Some of the confusion comes, I think, from the use of the term ‘spine’ or ‘spline’ . To me the word ‘spine’ suggests ‘backbone’ and therefore indicates ‘strength’ and ‘stiffness’ . For me, the ‘spine’ is therefore in the stiffer plane (it in fact causes the stiffer plane). A graphite rod has unequal stiffness planes, and a ‘spine’,  because the cloth out of which the rod is made has to overlap itself. The wall thickness is thicker along the overlap and this makes the rod relatively stiffer in that plane. The overlap is the spine. See this illustration

When, as Wayne Cattanach suggests,  one supports a hex bamboo rod section in one hand and rolls the ferruled end on a surface to establish the point at which it ‘kicks’, the kick occurs  as the rod moves off the stiff plane (spine)  onto the next flat which has a less stiff plane. The guides technically should therefore be placed on the flat on which the rod ‘lands’, not the one that it kicked off (the spine). I say ‘technically’ because in reality, with a well made bamboo rod, I don’t believe the spine is pronounced enough to induce twisting, which is after all what we are primarily trying to avoid.

As a further explanation consider these questions:

1)  Do you agree that if you put the guides on the narrow flat of a rectangular rod, the rod will want to twist when you fight a big fish or cast a long line?

2)      In which of the following 2 scenarios would you say the spine/spline is more likely to be directly on top of, or directly underneath, the rod ( i.e. facing the ceiling or facing  the floor) ?

Scenario A – You clamp the grip of a rod blank on a table with the end cantilevering out. You hang a weight on the tip and the rod deflects, say,  1 foot.

Scenario B – You rotate the rod through 90 degrees and re-clamp it to the table with the end cantilevering out the same amount. You hang the same weight on the tip and the rod now deflects, say, 2 feet.

3) In which of the scenarios in question 2 would you recommend placing the guides facing the ceiling or floor?

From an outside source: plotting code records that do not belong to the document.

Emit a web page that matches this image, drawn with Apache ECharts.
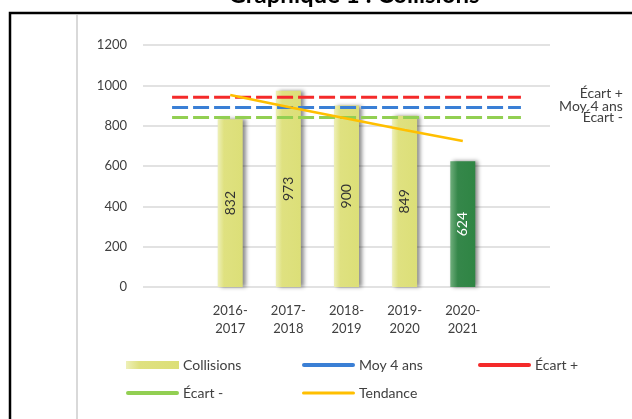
<!DOCTYPE html>
<html>
<head>
<meta charset="utf-8">
<script src="https://cdn.jsdelivr.net/npm/echarts@6/dist/echarts.min.js"></script>
<style>html,body{margin:0;padding:0;background:#fff;}#chart{width:632px;height:419px;}</style>
</head>
<body>
<div id="chart"></div>
<script>
const categories = ['', '2016-\n2017', '2017-\n2018', '2018-\n2019', '2019-\n2020', '2020-\n2021', ''];
const collisions = [null, 832, 973, 900, 849, 624, null];
const moy4ans = [890, 890, 890, 890, 890, 890, 890];
const ecartPlus = [941, 941, 941, 941, 941, 941, 941];
const ecartMoins = [840, 840, 840, 840, 840, 840, 840];
const tendance = [null, 952, 893, 836, 779, 724, null];
const yTicks = [0, 200, 400, 600, 800, 1000, 1200];

const FONT = 'Lato';
const TXT = '#404040';

const yellowGrad = new echarts.graphic.LinearGradient(0, 0, 1, 0, [
  {offset: 0, color: '#eef0b8'}, {offset: 0.25, color: '#dfe180'}, {offset: 1, color: '#dcdf78'}
]);
const greenGrad = new echarts.graphic.LinearGradient(0, 0, 1, 0, [
  {offset: 0, color: '#6fae7c'}, {offset: 0.3, color: '#35874a'}, {offset: 1, color: '#2f8544'}
]);

const barData = collisions.map((v, i) => {
  if (v === null) return '-';
  const last = i === 5;
  return {
    value: v,
    itemStyle: {color: last ? greenGrad : yellowGrad},
    label: {color: last ? '#ffffff' : '#333333'}
  };
});

function dashLine(name, data, color, labelOffset) {
  return {
    name, type: 'line', data, symbol: 'none', z: 3,
    lineStyle: {color, width: 3, type: [16, 5]},
    itemStyle: {color},
    endLabel: {
      show: true, formatter: name, fontFamily: FONT, fontSize: 14, color: TXT,
      distance: 102, align: 'right', offset: labelOffset
    }
  };
}

const thickLine = 'path://M2,0H51A2,2 0 0 1 51,4H2A2,2 0 0 1 2,0Z';
const thinLine = 'path://M1.5,0H51.5A1.5,1.5 0 0 1 51.5,3H1.5A1.5,1.5 0 0 1 1.5,0Z';
const legendCommon = {
  orient: 'vertical', itemGap: 14, itemWidth: 53, itemHeight: 14, padding: 0,
  symbolKeepAspect: true,
  textStyle: {fontFamily: FONT, fontSize: 14, color: TXT, padding: [0, 0, 0, -1]}
};

const chart = echarts.init(document.getElementById('chart'));
chart.setOption({
  animation: false,
  textStyle: {fontFamily: FONT},
  graphic: [
    {type: 'rect', shape: {x: 10, y: 13, width: 700, height: 500}, style: {fill: 'none', stroke: '#000', lineWidth: 2.5}, z: 0},
    {type: 'line', shape: {x1: 77, y1: 15, x2: 77, y2: 419}, style: {stroke: '#d9d9d9', lineWidth: 2}, z: 0},
    {type: 'text', x: 354, y: 7, style: {text: 'Graphique 1 : Collisions', fontFamily: FONT, fontWeight: 'bold', fontSize: 24, fill: '#000', textAlign: 'center', textVerticalAlign: 'bottom'}}
  ],
  grid: {left: 143, right: 82, top: 45, bottom: 132},
  xAxis: {
    type: 'category', data: categories,
    axisLine: {show: false}, axisTick: {show: false},
    axisLabel: {fontFamily: FONT, fontSize: 13, color: TXT, lineHeight: 18, margin: 15, interval: 0}
  },
  yAxis: {
    type: 'value', min: 0, max: 1200, interval: 200,
    axisLine: {show: false}, axisTick: {show: false},
    axisLabel: {fontFamily: FONT, fontSize: 13, color: TXT, margin: 16, formatter: v => yTicks.includes(v) ? String(v) : ''},
    splitLine: {lineStyle: {color: '#d9d9d9', width: 1.5}}
  },
  legend: [
    Object.assign({left: 126, top: 358,
     data: [{name: 'Collisions', icon: 'path://M0,0H53V8H0Z', itemStyle: {color: yellowGrad, shadowBlur: 0, shadowOffsetX: 0}},
            {name: 'Écart -', icon: thickLine}]}, legendCommon),
    Object.assign({left: 302, top: 358,
     data: [{name: 'Moy 4 ans', icon: thickLine},
            {name: 'Tendance', icon: thinLine}]}, legendCommon),
    Object.assign({left: 478, top: 358,
     data: [{name: 'Écart +', icon: thickLine}]}, legendCommon)
  ],
  series: [
    {
      name: 'Collisions', type: 'bar', data: barData, barWidth: 25, z: 2,
      itemStyle: {color: yellowGrad, shadowColor: 'rgba(0,0,0,0.45)', shadowBlur: 4, shadowOffsetX: 3, shadowOffsetY: 0},
      label: {show: true, position: 'inside', rotate: 90, fontFamily: FONT, fontSize: 14}
    },
    dashLine('Moy 4 ans', moy4ans, '#3a7fd5', [0, -1]),
    dashLine('Écart +', ecartPlus, '#f42a2a', [0, -4]),
    dashLine('Écart -', ecartMoins, '#92cf52', [0, 0]),
    {
      name: 'Tendance', type: 'line', data: tendance, symbol: 'none', z: 4,
      lineStyle: {color: '#ffbf00', width: 2.5}, itemStyle: {color: '#ffbf00'}
    }
  ]
});
</script>
</body>
</html>
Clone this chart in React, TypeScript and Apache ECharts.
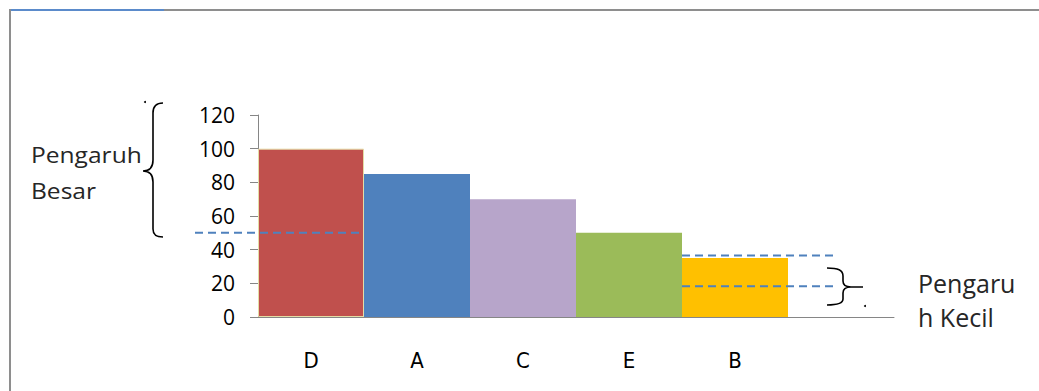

1) I think you have to agree. If you don’t, try this experiment.  Place a cuphook in the narrow side of a long thin rectangular section of timber at one end. Clamp the other end of the timber to a table with the cup hook end cantilevering well off the table. Hang a heavy weight from the cuphook and see what happens. Roll the section through 90 degrees, reclamp, re hang the weight and see what happens. I guarantee the timber will try to bend over the wider flat in both instances and will twist to do so if necesary.

2) If you answer ‘A” then we are in agreement about what the term ‘spine’ or ‘spline’ refers to and which plane it located in the stiff plane. if you answer ‘B’ we have different meanings for the word ‘spine’ and we may well still agree on where the guides should be placed in principle

3) If you agree with question 1 and answered ‘A’ to question 2 then you have to answer ‘B’ to question 3 – because the rod in the scenario could be a rectangular one – and we are then in agreement that the guides should NOT be orientated in line with the ‘spine’ or ‘spline’

That’s the way I see it. I may very well be wrong. After all , the rods I build tend to have negligible spines, if any, and that may be why I have not had an issue with twisting. Whilst I believe my reasoning is sound I would welcome a convincing argument or explanation to the contrary.